Here’s a look at what’s changed to land Rooker on the baseball world’s radar.
“It’s a tough role,” Rooker told DeRosa when discussing his sporadic Major League playing time before the A’s picked him up off waivers last offseason. Rooker then related a conversation he had with Jon Mabry, who was coaching with the Royals when Rooker was with Kansas City.
Mabry was an outfielder/first baseman in the Majors from 1994-2007. His first five seasons were spent with the Cardinals, and it was the end of his time with St. Louis that he talked about with Rooker.
“I played every day with St. Louis,” Rooker remembered Mabry telling him. “And then we traded for McGwire.”
There’s that big No. 25 again. When the A’s dealt the superstar slugger to St. Louis in 1997, Mabry was the odd man out and moved on to Seattle as a free agent that offseason. With the Mariners, Mabry had to figure out how to perform when he was now primarily being used off the bench and therefore could go days without having an at-bat in a game. He was a part-time player the rest of his career.
Playing time is crucial when it comes to production at the plate, and Rooker is the latest example of what can happen when a hitter gets in the batter’s box during games day after day.
It’s all about the sequencing
“Your waist is gonna go first [as you begin your swing], then your chest is gonna go, then your arm is gonna go and then your hands are gonna go after that,” Rooker told DeRosa. “So you’re kind of creating that kinematic sequence, allowing you to create the whip and the rotational speed that you’re looking for.”

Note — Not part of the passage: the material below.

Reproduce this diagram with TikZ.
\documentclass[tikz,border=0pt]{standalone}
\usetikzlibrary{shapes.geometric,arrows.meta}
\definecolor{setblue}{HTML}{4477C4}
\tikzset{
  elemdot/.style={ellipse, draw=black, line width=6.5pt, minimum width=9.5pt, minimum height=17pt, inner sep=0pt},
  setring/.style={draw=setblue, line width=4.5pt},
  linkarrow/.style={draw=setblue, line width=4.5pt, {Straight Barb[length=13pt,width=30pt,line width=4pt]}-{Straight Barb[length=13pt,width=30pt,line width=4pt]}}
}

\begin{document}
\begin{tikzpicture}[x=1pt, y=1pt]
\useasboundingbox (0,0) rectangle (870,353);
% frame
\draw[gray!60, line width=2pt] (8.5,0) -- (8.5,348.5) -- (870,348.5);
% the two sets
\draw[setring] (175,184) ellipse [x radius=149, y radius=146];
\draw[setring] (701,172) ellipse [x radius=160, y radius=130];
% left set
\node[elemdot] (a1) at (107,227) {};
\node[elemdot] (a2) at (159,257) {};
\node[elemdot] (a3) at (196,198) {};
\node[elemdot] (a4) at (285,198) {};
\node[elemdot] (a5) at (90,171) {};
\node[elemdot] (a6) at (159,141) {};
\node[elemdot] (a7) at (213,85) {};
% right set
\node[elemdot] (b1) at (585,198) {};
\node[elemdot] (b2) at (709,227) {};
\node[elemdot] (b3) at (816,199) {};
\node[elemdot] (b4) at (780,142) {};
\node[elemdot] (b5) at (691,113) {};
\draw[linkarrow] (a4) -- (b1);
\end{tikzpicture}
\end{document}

Getting things in the right order can take you places. In Rooker’s case, it’s taken the baseball deep and over the wall 11 times already this season. Coming into the 2023 campaign, Rooker had 18 barrels, according to Statcast, out of 154 batted balls in play — that’s an 11.7 percent barrel rate, which isn’t bad.

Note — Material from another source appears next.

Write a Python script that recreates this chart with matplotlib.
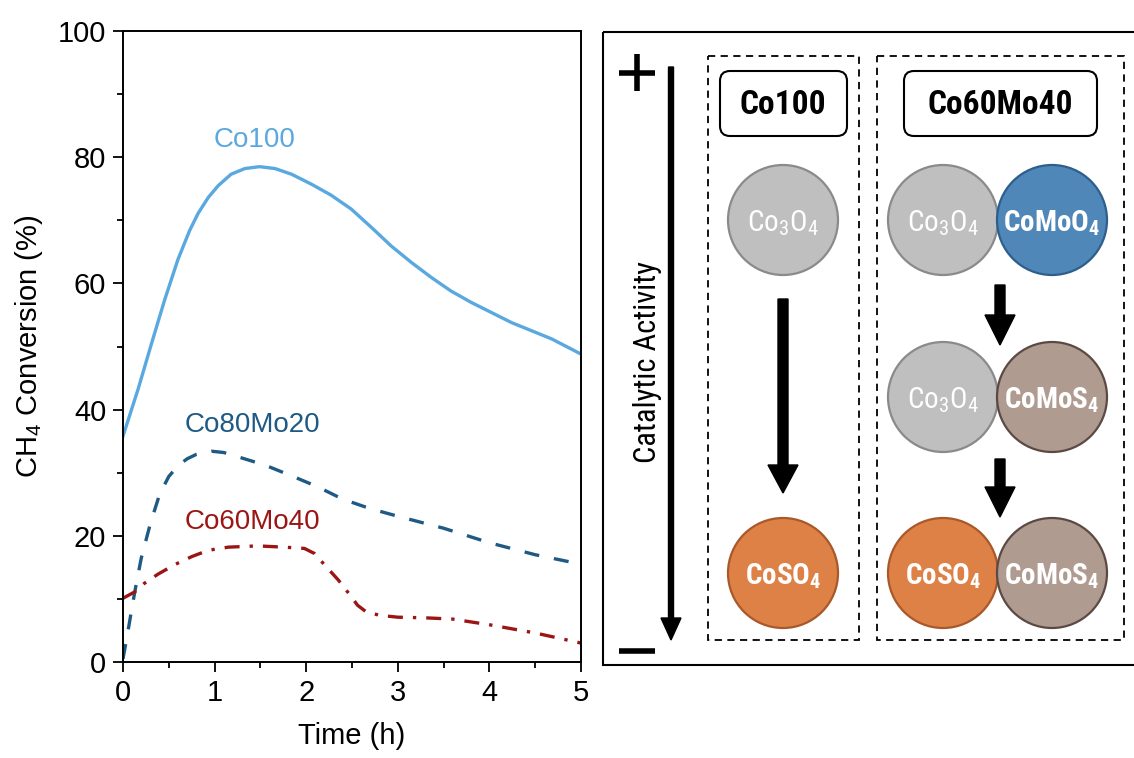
import matplotlib
matplotlib.use("Agg")
import matplotlib.pyplot as plt
import numpy as np
from matplotlib import font_manager
from matplotlib.font_manager import FontProperties
from matplotlib.patches import Rectangle, FancyBboxPatch, Circle, FancyArrow
from matplotlib.lines import Line2D

# ---------------- data ----------------
time_co100 = [0, 0.164, 0.31, 0.455, 0.60, 0.728, 0.82, 0.93, 1.04, 1.18, 1.33, 1.49,
              1.66, 1.84, 2.06, 2.27, 2.49, 2.71, 2.93, 3.15, 3.37, 3.58, 3.80, 4.02,
              4.24, 4.46, 4.68, 5.0]
conv_co100 = [35.8, 43.2, 50.4, 57.4, 63.8, 68.4, 71.1, 73.6, 75.5, 77.3, 78.2, 78.5,
              78.2, 77.3, 75.7, 74.0, 71.8, 68.9, 65.9, 63.3, 60.9, 58.8, 57.0, 55.4,
              53.8, 52.5, 51.2, 48.8]

time_co80 = [0, 0.05, 0.1, 0.15, 0.2, 0.3, 0.4, 0.5, 0.6, 0.7, 0.8, 0.97, 1.1, 1.26, 1.55,
             1.84, 2.12, 2.4, 2.7, 3.0, 3.5, 4.0, 4.5, 5.0]
conv_co80 = [0.5, 4.5, 8.8, 12.8, 16.5, 22.0, 26.6, 29.4, 31.1, 32.2, 32.9, 33.4, 33.2,
             32.5, 31.2, 29.5, 27.8, 25.8, 24.3, 23.1, 21.2, 18.9, 17.0, 15.5]

time_co60 = [0, 0.127, 0.236, 0.38, 0.56, 0.75, 0.93, 1.15, 1.47, 1.76, 1.98, 2.09, 2.2,
             2.35, 2.49, 2.56, 2.65, 2.8, 3.0, 3.3, 3.6, 4.0, 4.5, 5.0]
conv_co60 = [10.1, 11.1, 12.5, 13.9, 15.4, 16.7, 17.7, 18.2, 18.4, 18.2, 18.0, 17.2, 15.4,
             13.0, 10.4, 9.0, 8.0, 7.4, 7.1, 7.0, 6.8, 5.9, 4.6, 3.0]

series_names = ["Co100", "Co80Mo20", "Co60Mo40"]
series_colors = ["#5AA8E0", "#1E5A84", "#9C1515"]
x_ticks = [0, 1, 2, 3, 4, 5]
y_ticks = [0, 20, 40, 60, 80, 100]

# ---------------- fonts ----------------
fm = font_manager.fontManager
names = {f.name for f in fm.ttflist}
base_font = "Liberation Sans" if "Liberation Sans" in names else "DejaVu Sans"
plt.rcParams["font.family"] = [base_font, "DejaVu Sans"]
plt.rcParams["mathtext.default"] = "regular"


def _wnum(w):
    if isinstance(w, (int, float)):
        return w
    return font_manager.weight_dict.get(str(w), 400)


def find_narrow(bold):
    prefs = ["Liberation Sans Narrow", "Arial Narrow", "Roboto Condensed",
             "Open Sans Condensed", "Noto Sans Condensed", "DejaVu Sans"]
    best = None
    for rank, fam in enumerate(prefs):
        for f in fm.ttflist:
            if f.name != fam or f.style != "normal":
                continue
            narrow = ("Narrow" in fam or "Condensed" in fam or
                      str(f.stretch) in ("condensed", "semi-condensed"))
            if not narrow:
                continue
            w = _wnum(f.weight)
            if (w >= 600) != bold:
                continue
            if bold is False and w < 400:
                continue
            if best is None or (rank, abs(w - (700 if bold else 400))) < best[0]:
                best = ((rank, abs(w - (700 if bold else 400))), f.fname)
    return best[1] if best else None


narrow_reg = find_narrow(False)
narrow_bold = find_narrow(True)
have_narrow = narrow_reg is not None and narrow_bold is not None
shrink = 1.0 if have_narrow else 0.84


def nfont(size, bold=False):
    if have_narrow:
        return FontProperties(fname=narrow_bold if bold else narrow_reg, size=size)
    return FontProperties(family=base_font, weight="bold" if bold else "normal",
                          size=size * shrink)


W, H = 1134, 758
fig = plt.figure(figsize=(W / 100, H / 100), dpi=100)

# ---------------- left chart ----------------
ax = fig.add_axes([123 / W, 1 - 662 / H, (581 - 123) / W, (662 - 31) / H])
ax.plot(time_co100, conv_co100, color=series_colors[0], lw=2.4)
ax.plot(time_co80, conv_co80, color=series_colors[1], lw=2.4, linestyle=(0, (4.5, 4.5)))
ax.plot(time_co60, conv_co60, color=series_colors[2], lw=2.4, linestyle=(0, (4.5, 3, 1, 3)))
ax.set_xlim(0, 5)
ax.set_ylim(0, 100)
ax.set_xticks(x_ticks)
ax.set_yticks(y_ticks)
ax.set_xticks(np.arange(0.5, 5, 1.0), minor=True)
ax.set_yticks(np.arange(10, 100, 20), minor=True)
ax.tick_params(which="major", direction="out", length=7, width=1.3, labelsize=21, pad=5)
ax.tick_params(which="minor", direction="out", length=4, width=1.3)
for s in ax.spines.values():
    s.set_linewidth(1.4)
ax.set_xlabel("Time (h)", fontsize=21, labelpad=11)
ax.set_ylabel("CH$_4$ Conversion (%)", fontsize=21, labelpad=9)

label_pos = [(1.44, 82.7), (1.41, 37.6), (1.41, 22.2)]
for name, col, (lx, ly) in zip(series_names, series_colors, label_pos):
    ax.text(lx, ly, name, color=col, fontsize=20, ha="center", va="center")

# ---------------- right diagram ----------------
dx = fig.add_axes([0, 0, 1, 1])
dx.set_xlim(0, W)
dx.set_ylim(H, 0)
dx.axis("off")

# outer frame (right side runs off the image)
dx.add_patch(Rectangle((603, 32), 560, 633, fill=False, lw=1.5, ec="black", clip_on=False))

# plus / minus
dx.add_line(Line2D([619, 655], [73, 73], lw=4.0, color="black", solid_capstyle="butt"))
dx.add_line(Line2D([637, 637], [54, 91], lw=4.0, color="black", solid_capstyle="butt"))
dx.add_line(Line2D([619, 655], [651, 651], lw=4.0, color="black", solid_capstyle="butt"))

# activity arrow
dx.add_patch(FancyArrow(671, 67, 0, 573, width=5, head_width=20, head_length=22,
                        length_includes_head=True, color="black"))
dx.text(648, 362, "Catalytic Activity", rotation=90, ha="center", va="center",
        fontproperties=nfont(22))

# dashed group boxes
dash = (0, (4, 3))
dx.add_patch(Rectangle((708, 56), 151, 584, fill=False, lw=1.3, ls=dash, ec="black"))
dx.add_patch(Rectangle((877, 56), 247, 584, fill=False, lw=1.3, ls=dash, ec="black"))

# title boxes
titles = [("Co100", 720, 127, 783), ("Co60Mo40", 904, 193, 1000)]
for t, x0, w, cx in titles:
    dx.add_patch(FancyBboxPatch((x0, 71), w, 65, boxstyle="round,pad=0,rounding_size=10",
                                fill=False, lw=1.5, ec="black"))
    dx.text(cx, 105, t, ha="center", va="center", fontproperties=nfont(24, bold=True))

# circles
R = 55
styles = {
    "Co3O4": ("#BFBFBF", "#8A8A8A", "Co$_3$O$_4$", False),
    "CoMoO4": ("#5087B9", "#2E5F8C", "CoMoO$_4$", True),
    "CoMoS4": ("#B09B91", "#5B4A43", "CoMoS$_4$", True),
    "CoSO4": ("#DE8146", "#A9582A", "CoSO$_4$", True),
}
circles = [
    (783, 220, "Co3O4"), (783, 573, "CoSO4"),
    (943, 220, "Co3O4"), (1052, 220, "CoMoO4"),
    (943, 397, "Co3O4"), (1052, 397, "CoMoS4"),
    (943, 573, "CoSO4"), (1052, 573, "CoMoS4"),
]
for cx, cy, key in circles:
    fc, ec, lab, bold = styles[key]
    dx.add_patch(Circle((cx, cy), R, fc=fc, ec=ec, lw=1.6))
    dx.text(cx, cy + 3, lab, ha="center", va="center", color="white",
            fontproperties=nfont(21, bold=bold))

# reaction arrows
for x, y0, y1, hl in [(783, 299, 493, 28), (1000, 285, 345, 30), (1000, 459, 517, 30)]:
    dx.add_patch(FancyArrow(x, y0, 0, y1 - y0, width=10, head_width=30, head_length=hl,
                            length_includes_head=True, color="black"))

fig.savefig("out.png", dpi=100)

With his continued sequencing work, Rooker has 18 barrels already this season, for a barrel rate of 19.1 percent. His hard-hit rate is way up, as well, in the top 10 percent among qualified hitters at 52.1 percent.
The idea is to hit the baseball and hit it hard. But also to miss it less, and that’s where his next adjustment comes into play.
Rooker’s 22.3 percent chase rate (the percentage of pitches outside the strike zone a hitter swings at) entering play Wednesday ranked in the 82nd percentile among qualified hitters, and was down from 31.4 percent last year.
The result? He’s squaring up the baseball like he’s never done before in the Majors, he’s striking out less (his strikeout rate is 23.6 percent so far this season after he struck out 30.6 percent of the time in 2022) and he’s walking more — to the tune of 14.6 percent of the time, which places him in the top 10 percent of MLB.
How has he so drastically reduced his chase rate? It has to do with more than the eye can see. And it’s directly connected to his sequencing.
“When I turn and my hands go with me, that’s when the chase comes into play,” Rooker said. “ … If I start my swing for a fastball [with my hands coming with me], and it’s a breaking ball, now I can’t stop, so now I’m gonna chase the breaking ball.
“But if my first move is [to keep my hands back to] create that separation … now I have room to stop back here. … It’s not [just] pitch recognition, it’s just that you’re putting your body in position to have the ability to shut down later.”
Or maybe Mac Junior? OK, enough with the burger puns. Let’s not get ahead of ourselves here. But if you’re wearing No. 25 for the A’s, you’ve got big shoes to fill, and so far, Rooker is giving us flashbacks to the 1990’s.